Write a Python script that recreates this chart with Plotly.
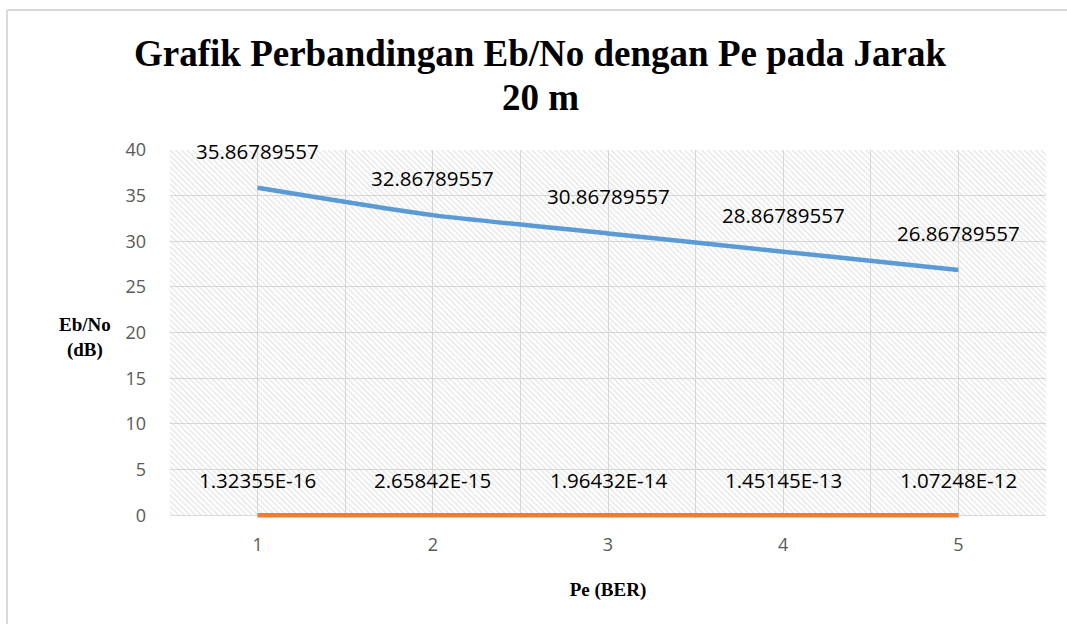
import plotly.graph_objects as go

categories = [1, 2, 3, 4, 5]
ebno_values = [35.86789557, 32.86789557, 30.86789557, 28.86789557, 26.86789557]
pe_values = [1.32355e-16, 2.65842e-15, 1.96432e-14, 1.45145e-13, 1.07248e-12]
y_ticks = [0, 5, 10, 15, 20, 25, 30, 35, 40]

title_lines = ["Grafik Perbandingan Eb/No dengan Pe pada Jarak", "20 m"]
x_title = "Pe (BER)"
y_title = "Eb/No<br>(dB)"

x_range = [categories[0] - 0.5, categories[-1] + 0.5]
y_range = [-0.3, y_ticks[-1]]

BLUE = "#5B9BD5"
ORANGE = "#ED7D31"
GRID = "#D9D9D9"
TICK = "#595959"
SANS = "Open Sans, Carlito, Calibri, sans-serif"
SERIF = "Liberation Serif, Times New Roman, serif"
LABEL_FONT = dict(family=SANS, size=20.5, color="#000000")

fig = go.Figure()

# patterned plot-area background (spans the category range, 0..40)
fig.add_trace(go.Bar(
    x=[(x_range[0] + x_range[1]) / 2], y=[y_ticks[-1] - y_ticks[0]], base=[y_ticks[0]],
    width=[x_range[1] - x_range[0]],
    marker=dict(color="rgba(0,0,0,0)", line=dict(width=0),
                pattern=dict(shape="\\", fgcolor="#C8C8C8", size=4, solidity=0.3, fillmode="overlay")),
    hoverinfo="skip", showlegend=False,
))

fig.add_trace(go.Scatter(
    x=categories, y=ebno_values, mode="lines",
    line=dict(color=BLUE, width=4.5, shape="spline", smoothing=0.6),
    showlegend=False, name="Eb/No",
))
fig.add_trace(go.Scatter(
    x=categories, y=[0] * len(categories), mode="lines",
    line=dict(color=ORANGE, width=4.5),
    showlegend=False, name="Pe",
))

for xv, yv in zip(categories, ebno_values):
    fig.add_annotation(x=xv, y=yv, text=f"{yv:.8f}", showarrow=False,
                       yshift=37, font=LABEL_FONT)
for xv, pv in zip(categories, pe_values):
    fig.add_annotation(x=xv, y=0, text=f"{pv:.5E}", showarrow=False,
                       yshift=35, font=LABEL_FONT)

# outer chart border (left and top edges visible)
border = dict(color="#D9D9D9", width=2)
fig.add_shape(type="line", xref="paper", yref="paper", x0=-0.186, x1=1.3, y0=1.3804, y1=1.3804, line=border)
fig.add_shape(type="line", xref="paper", yref="paper", x0=-0.186, x1=-0.186, y0=-0.6, y1=1.3804, line=border)

# chart title (two lines)
TITLE_FONT = dict(family=SERIF, size=37, color="#000000")
fig.add_annotation(xref="paper", yref="paper", x=0.4235, y=1.262, text=f"<b>{title_lines[0]}</b>",
                   showarrow=False, xanchor="center", yanchor="middle", font=TITLE_FONT)
fig.add_annotation(xref="paper", yref="paper", x=0.4235, y=1.143, text=f"<b>{title_lines[1]}</b>",
                   showarrow=False, xanchor="center", yanchor="middle", font=TITLE_FONT)

fig.update_layout(
    width=1067, height=624,
    margin=dict(l=170, r=21, t=150, b=106),
    paper_bgcolor="white", plot_bgcolor="white",
    xaxis=dict(range=x_range, tickvals=categories, ticktext=[str(c) for c in categories],
               showgrid=True, gridcolor=GRID, gridwidth=1,
               minor=dict(tick0=0.5, dtick=1, showgrid=True, gridcolor=GRID, gridwidth=1),
               showline=False, zeroline=False,
               ticks="", ticklabelstandoff=14,
               tickfont=dict(family=SANS, size=18, color=TICK),
               title=dict(text=f"<b>{x_title}</b>", standoff=27,
                          font=dict(family=SERIF, size=19, color="#000000"))),
    yaxis=dict(range=y_range, tickvals=y_ticks, showgrid=True, gridcolor=GRID, gridwidth=1,
               zeroline=True, zerolinecolor=GRID, zerolinewidth=1,
               showline=False, ticks="", ticklabelstandoff=23,
               tickfont=dict(family=SANS, size=18, color=TICK)),
    bargap=0,
)

fig.add_annotation(xref="paper", yref="paper", x=-0.097, y=0.49, text=f"<b>{y_title}</b>",
                   showarrow=False, xanchor="center", yanchor="middle",
                   font=dict(family=SERIF, size=19, color="#000000"))

fig.write_html("out.html", config={"displayModeBar": False},
               post_script="document.body.style.margin='0';")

WHAT IS EXPECTED | Give the data above again in full and unchanged, skipping the pictures.

CORRECT RESULT |
Write a Python script that recreates this chart with Plotly.
import plotly.graph_objects as go

categories = [1, 2, 3, 4, 5]
ebno_values = [35.86789557, 32.86789557, 30.86789557, 28.86789557, 26.86789557]
pe_values = [1.32355e-16, 2.65842e-15, 1.96432e-14, 1.45145e-13, 1.07248e-12]
y_ticks = [0, 5, 10, 15, 20, 25, 30, 35, 40]

title_lines = ["Grafik Perbandingan Eb/No dengan Pe pada Jarak", "20 m"]
x_title = "Pe (BER)"
y_title = "Eb/No<br>(dB)"

x_range = [categories[0] - 0.5, categories[-1] + 0.5]
y_range = [-0.3, y_ticks[-1]]

BLUE = "#5B9BD5"
ORANGE = "#ED7D31"
GRID = "#D9D9D9"
TICK = "#595959"
SANS = "Open Sans, Carlito, Calibri, sans-serif"
SERIF = "Liberation Serif, Times New Roman, serif"
LABEL_FONT = dict(family=SANS, size=20.5, color="#000000")

fig = go.Figure()

# patterned plot-area background (spans the category range, 0..40)
fig.add_trace(go.Bar(
    x=[(x_range[0] + x_range[1]) / 2], y=[y_ticks[-1] - y_ticks[0]], base=[y_ticks[0]],
    width=[x_range[1] - x_range[0]],
    marker=dict(color="rgba(0,0,0,0)", line=dict(width=0),
                pattern=dict(shape="\\", fgcolor="#C8C8C8", size=4, solidity=0.3, fillmode="overlay")),
    hoverinfo="skip", showlegend=False,
))

fig.add_trace(go.Scatter(
    x=categories, y=ebno_values, mode="lines",
    line=dict(color=BLUE, width=4.5, shape="spline", smoothing=0.6),
    showlegend=False, name="Eb/No",
))
fig.add_trace(go.Scatter(
    x=categories, y=[0] * len(categories), mode="lines",
    line=dict(color=ORANGE, width=4.5),
    showlegend=False, name="Pe",
))

for xv, yv in zip(categories, ebno_values):
    fig.add_annotation(x=xv, y=yv, text=f"{yv:.8f}", showarrow=False,
                       yshift=37, font=LABEL_FONT)
for xv, pv in zip(categories, pe_values):
    fig.add_annotation(x=xv, y=0, text=f"{pv:.5E}", showarrow=False,
                       yshift=35, font=LABEL_FONT)

# outer chart border (left and top edges visible)
border = dict(color="#D9D9D9", width=2)
fig.add_shape(type="line", xref="paper", yref="paper", x0=-0.186, x1=1.3, y0=1.3804, y1=1.3804, line=border)
fig.add_shape(type="line", xref="paper", yref="paper", x0=-0.186, x1=-0.186, y0=-0.6, y1=1.3804, line=border)

# chart title (two lines)
TITLE_FONT = dict(family=SERIF, size=37, color="#000000")
fig.add_annotation(xref="paper", yref="paper", x=0.4235, y=1.262, text=f"<b>{title_lines[0]}</b>",
                   showarrow=False, xanchor="center", yanchor="middle", font=TITLE_FONT)
fig.add_annotation(xref="paper", yref="paper", x=0.4235, y=1.143, text=f"<b>{title_lines[1]}</b>",
                   showarrow=False, xanchor="center", yanchor="middle", font=TITLE_FONT)

fig.update_layout(
    width=1067, height=624,
    margin=dict(l=170, r=21, t=150, b=106),
    paper_bgcolor="white", plot_bgcolor="white",
    xaxis=dict(range=x_range, tickvals=categories, ticktext=[str(c) for c in categories],
               showgrid=True, gridcolor=GRID, gridwidth=1,
               minor=dict(tick0=0.5, dtick=1, showgrid=True, gridcolor=GRID, gridwidth=1),
               showline=False, zeroline=False,
               ticks="", ticklabelstandoff=14,
               tickfont=dict(family=SANS, size=18, color=TICK),
               title=dict(text=f"<b>{x_title}</b>", standoff=27,
                          font=dict(family=SERIF, size=19, color="#000000"))),
    yaxis=dict(range=y_range, tickvals=y_ticks, showgrid=True, gridcolor=GRID, gridwidth=1,
               zeroline=True, zerolinecolor=GRID, zerolinewidth=1,
               showline=False, ticks="", ticklabelstandoff=23,
               tickfont=dict(family=SANS, size=18, color=TICK)),
    bargap=0,
)

fig.add_annotation(xref="paper", yref="paper", x=-0.097, y=0.49, text=f"<b>{y_title}</b>",
                   showarrow=False, xanchor="center", yanchor="middle",
                   font=dict(family=SERIF, size=19, color="#000000"))

fig.write_html("out.html", config={"displayModeBar": False},
               post_script="document.body.style.margin='0';")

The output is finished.